- _REQUIRED WORK_
Nothing but the lines from the top of the data to the line holding "plt.rcParams['font.family'] = ['Liberation" should be printed, word for word and both ends included; leave the pictures out.

- _MATERIAL_
>>>

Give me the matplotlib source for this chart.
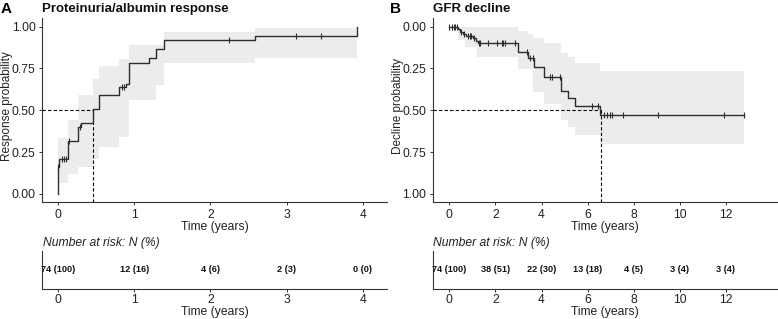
import numpy as np
import matplotlib
matplotlib.use("Agg")
import matplotlib.pyplot as plt

plt.rcParams['font.family'] = ['Liberation Sans', 'DejaVu Sans']

# ---------------- data: panel A (response) ----------------
a_event_t = [0.0, 0.01, 0.13, 0.254, 0.30, 0.45, 0.53, 0.80, 0.89, 0.93, 1.19, 1.28, 1.39, 2.58, 3.93]
a_event_p = [0.163, 0.211, 0.319, 0.40, 0.425, 0.51, 0.59, 0.64, 0.66, 0.78, 0.815, 0.868, 0.92, 0.946, 1.0]
a_censor_t = [0.0, 0.045, 0.08, 0.10, 0.14, 0.29, 0.84, 0.87, 2.24, 3.12, 3.45]
a_band_t = [0.0, 0.13, 0.254, 0.45, 0.53, 0.80, 0.93, 1.28, 1.39, 2.58, 3.93]
a_band_lo = [0.064, 0.12, 0.16, 0.21, 0.283, 0.343, 0.56, 0.65, 0.78, 0.815, 0.815]
a_band_hi = [0.335, 0.44, 0.59, 0.69, 0.765, 0.805, 0.89, 0.89, 0.97, 0.99, 0.99]
a_median = 0.45
a_risk_t = [0, 1, 2, 3, 4]
a_risk = ["74 (100)", "12 (16)", "4 (6)", "2 (3)", "0 (0)"]

# ---------------- data: panel B (GFR decline) ----------------
b_event_t = [0.36, 0.46, 0.61, 0.71, 1.04, 1.14, 1.23, 2.97, 3.40, 3.69, 4.12, 4.85, 5.13, 5.46, 6.55]
b_event_p = [0.016, 0.03, 0.044, 0.056, 0.07, 0.083, 0.10, 0.149, 0.189, 0.239, 0.299, 0.382, 0.428, 0.474, 0.53]
b_end_t = 12.8
b_censor_t = [0.0, 0.12, 0.19, 0.25, 0.32, 0.49, 0.65, 0.82, 0.88, 0.95, 1.08, 1.27, 1.33, 1.70, 2.06,
              2.28, 2.35, 2.43, 2.86, 3.36, 3.50, 3.65, 4.37, 4.44, 4.80, 6.18, 6.47, 6.69, 6.83, 6.95,
              7.05, 7.53, 9.04, 11.93, 12.8]
b_band_t = [0.0, 0.36, 0.68, 1.19, 2.97, 3.40, 3.65, 4.12, 4.85, 5.13, 5.46, 6.55, 12.8]
b_band_lo = [0.0, 0.0, 0.0, 0.004, 0.024, 0.044, 0.07, 0.10, 0.16, 0.18, 0.22, 0.263, 0.263]
b_band_hi = [0.0, 0.08, 0.12, 0.18, 0.255, 0.255, 0.39, 0.46, 0.56, 0.60, 0.645, 0.70, 0.70]
b_median = 6.57
b_risk_t = [0, 2, 4, 6, 8, 10, 12]
b_risk = ["74 (100)", "38 (51)", "22 (30)", "13 (18)", "4 (5)", "3 (4)", "3 (4)"]

LINE = '#2e2e2e'
BAND = '#ebecec'
W, H = 778, 319

fig = plt.figure(figsize=(W / 100, H / 100), dpi=100)


def rect(l, r, t, b):
    return [l / W, 1 - b / H, (r - l) / W, (b - t) / H]


def style(ax):
    for s in ['top', 'right']:
        ax.spines[s].set_visible(False)
    for s in ['left', 'bottom']:
        ax.spines[s].set_linewidth(0.8)
        ax.spines[s].set_color('#333333')
    ax.tick_params(length=2.5, width=0.7, color='#333333', labelsize=8.7,
                   labelcolor='#222222', pad=2)


def step_val(times, vals, t, start=0.0):
    idx = np.searchsorted(times, t, side='right') - 1
    return vals[idx] if idx >= 0 else start


def km_panel(ax, ev_t, ev_p, end_t, cen_t, band_t, band_lo, band_hi, xlim, ylim, xticks, med):
    ax.fill_between(band_t, band_lo, band_hi, step='post', color=BAND, lw=0, zorder=1)
    xs = [0.0] + list(ev_t)
    ys = [0.0] + list(ev_p)
    if end_t is not None:
        xs.append(end_t)
        ys.append(ev_p[-1])
    ax.plot(xs, ys, drawstyle='steps-post', color=LINE, lw=1.0, zorder=3)
    cy = [step_val(np.array(ev_t), ev_p, c) for c in cen_t]
    ax.plot(cen_t, cy, ls='none', marker='|', ms=4.5, mew=0.8, color=LINE, zorder=4)
    ax.set_xlim(*xlim)
    ax.set_ylim(*ylim)
    ax.set_xticks(xticks)
    ax.set_yticks([0, 0.25, 0.5, 0.75, 1.0])
    ax.set_yticklabels(['0.00', '0.25', '0.50', '0.75', '1.00'])
    ax.plot([xlim[0], med], [0.5, 0.5], ls=(0, (3, 2)), color='black', lw=0.8, zorder=2)
    style(ax)


def risk_panel(ax, rt, rl, xlim, xticks):
    ax.set_xlim(*xlim)
    ax.set_ylim(0, 1)
    ax.set_xticks(xticks)
    ax.set_yticks([])
    for t, s in zip(rt, rl):
        ax.text(t, 0.5, s, ha='center', va='center', fontsize=6.6, fontweight='bold',
                family=['Liberation Sans Narrow', 'Liberation Sans'], color='#111111')
    style(ax)
    ax.tick_params(axis='x', pad=1.0)
    ax.set_xlabel('Time (years)', fontsize=8.7, labelpad=0.0, color='#222222')


# Panel A
xlimA = (-0.214, 4.32)
axA = fig.add_axes(rect(42, 387, 18.3, 202.3))
km_panel(axA, a_event_t, a_event_p, None, a_censor_t, a_band_t, a_band_lo, a_band_hi,
         xlimA, (-0.05, 1.05), [0, 1, 2, 3, 4], a_median)
axA.plot([a_median, a_median], [0.5, -0.05], ls=(0, (3, 2)), color='black', lw=0.8, zorder=2)
axA.set_xlabel('Time (years)', fontsize=8.7, labelpad=0.5, color='#222222')

rA = fig.add_axes(rect(42, 387, 250.7, 289.3))
risk_panel(rA, a_risk_t, a_risk, xlimA, [0, 1, 2, 3, 4])

# Panel B
xlimB = (-0.72, 14.2)
axB = fig.add_axes(rect(432.7, 776.7, 18.3, 202.3))
km_panel(axB, b_event_t, b_event_p, b_end_t, b_censor_t, b_band_t, b_band_lo, b_band_hi,
         xlimB, (1.05, -0.05), [0, 2, 4, 6, 8, 10, 12], b_median)
axB.plot([b_median, b_median], [0.5, 1.05], ls=(0, (3, 2)), color='black', lw=0.8, zorder=2)
axB.set_xlabel('Time (years)', fontsize=8.7, labelpad=0.5, color='#222222')

rB = fig.add_axes(rect(432.7, 776.7, 250.7, 289.3))
risk_panel(rB, b_risk_t, b_risk, xlimB, [0, 2, 4, 6, 8, 10, 12])

# Y-axis labels placed explicitly
fig.text(7.5 / W, 1 - 106 / H, 'Response probability', fontsize=8.5, rotation=90,
         ha='center', va='center', color='#222222')
fig.text(397.5 / W, 1 - 106 / H, 'Decline probability', fontsize=8.5, rotation=90,
         ha='center', va='center', color='#222222')

# Titles and panel letters
fig.text(1 / W, 1 - 9 / H, 'A', fontsize=11, fontweight='bold', va='center', ha='left')
fig.text(42 / W, 1 - 9 / H, 'Proteinuria/albumin response', fontsize=9.5, fontweight='bold',
         va='center', ha='left', color='#111111')
fig.text(390 / W, 1 - 9 / H, 'B', fontsize=11, fontweight='bold', va='center', ha='left')
fig.text(433 / W, 1 - 9 / H, 'GFR decline', fontsize=9.5, fontweight='bold',
         va='center', ha='left', color='#111111')

fig.text(43 / W, 1 - 243 / H, 'Number at risk: N (%)', fontsize=8.7, style='italic',
         va='center', ha='left', color='#222222')
fig.text(433 / W, 1 - 243 / H, 'Number at risk: N (%)', fontsize=8.7, style='italic',
         va='center', ha='left', color='#222222')

fig.savefig('out.png', dpi=100)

<<<

- _THE SOLUTION_
Give me the matplotlib source for this chart.
import numpy as np
import matplotlib
matplotlib.use("Agg")
import matplotlib.pyplot as plt

plt.rcParams['font.family'] = ['Liberation Sans', 'DejaVu Sans']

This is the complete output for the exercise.